Wednesday, November 30, 2016

A Bookman, a Bookplate, and a Whole Lotta Style

I think I have enough copies of most of the different editions of The Elements of Style on my library shelf now.




But I still routinely check ebay and the book search engines for pre-1959 Strunkian editions–those editions published before E. B. White made the little book famous.

Fifteen years ago, I was able to buy pre-1959 editions for as low as $30 and no more than $75.  Currently, some of the pre-1959 editions–the ones with the  blue cloth spines on the right in the photo above–are listed from $950 to over $2000.  The 1959 edition itself, the first edition with William Strunk and E. B. White together, lists for anywhere from $14 to $150.

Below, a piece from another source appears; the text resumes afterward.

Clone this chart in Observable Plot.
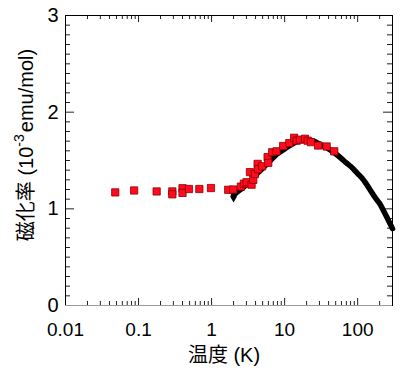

I amuse myself sometimes by trying to identify how many of the 1959 "First Editions" of The Elements of Style listed on ebay are actually book club editions.  Two tell-tale signs of the book club edition are that there is no price listed on the dust jacket sleeve, and there is an indented square blindstamped on the bottom right-hand corner of the rear cover.

I bought yet another copy of the 1959 edition of The Elements of Style on ebay on Saturday, November 19th.





The seller identified it as a first edition, but to tell you the truth, it didn't matter:  I was more interested in the provenance of this book.  This copy of The Elements of Style was formerly owned by the bookman Albert Sperisen (1908-1999).

If you're not familiar with Albert Sperisen, he was a book designer for Jane Grabhorn's Colt Press in the 1930s, and later formed his own presses, the Toyon Press and the Penguin Press.  He was a member of the Book Club of California from 1937 until the day he died.  And he was the club's librarian for nearly forty years.  In 1958, Stanford University appointed him honorary Curator of Typography.  And his own collection of fine printing is at Stanford. In 1982, he was awarded the Sir Thomas More Medal for book collecting by the Gleason Library Associates of the University of San Francisco.  Counting Sperisen's copy of The Elements of Style, I now own books by, about, or formerly owned by nine recipients of the Sir Thomas More Medal for book collecting.


I don't know exactly when Albert Sperisen acquired his copy of The Elements of Style; it may have been shortly after it was published.  But inside the book Sperisen inserted a newsclip of an early review of the book that was written by another bookman, William Hogan.






This book review was printed in the San Fransisco Chronicle in May 1959.  I can identify the year from Hogan's "Notes on the Margin" at the bottom of the news article.  Hogan reports that Oscar Handlin's book,  Boston Immigrants, was being reissued that month by Harvard University Press.  WordCat cites 1959 as the year the Harvard University Press edition of Boston's Immigrants was published.  And I can identify the month from an advertisement  at the lower left corner on the verso of the newspaper page, where May 29  is printed.  And to be even more specific, an ad for "Guys and Dolls" on the right side of the verso cites Sat., May 23.  In 1959, May 23rd was a Saturday.





William Hogan's book review definitely is one of the early reviews of the 1959 edition of The Elements of Style.  I don't have the exact date the book was printed, but Mark Garvey, in his book, Stylized:  A slightly Obsessive History of Strunk & White's The Elements of Style (106), records that the book was published "in the spring of 1959."


In September 1974 Albert Sperisen gave his copy of The Elements of Style to his nephew James Albert Sperisen.  He designed a bookplate for his nephew and pasted it on the front pastedown.




Albert Sperisen then typed a letter explaining the motif of the bookplate.  And he inserted the letter inside the book, along with Hogan's article from the San Francisco Chronicle.




On a final note, the Book Club of California published a keepsake honoring Albert Sperisen shortly after his death.  And a copy of Remembering Albert Sperisen will be heading my way shortly from Randall House Rare Books–which leaves me with a decision to make.  I will place my copy of Remembering Albert Sperisen next to Albert Sperisen's copy of The Elements of Style.  But should I place both books on the shelf housing my Elements of Style collection, on the shelves housing my My Sentimental Library Collection (association copies), or on the shelves containing my Books About Books Collection?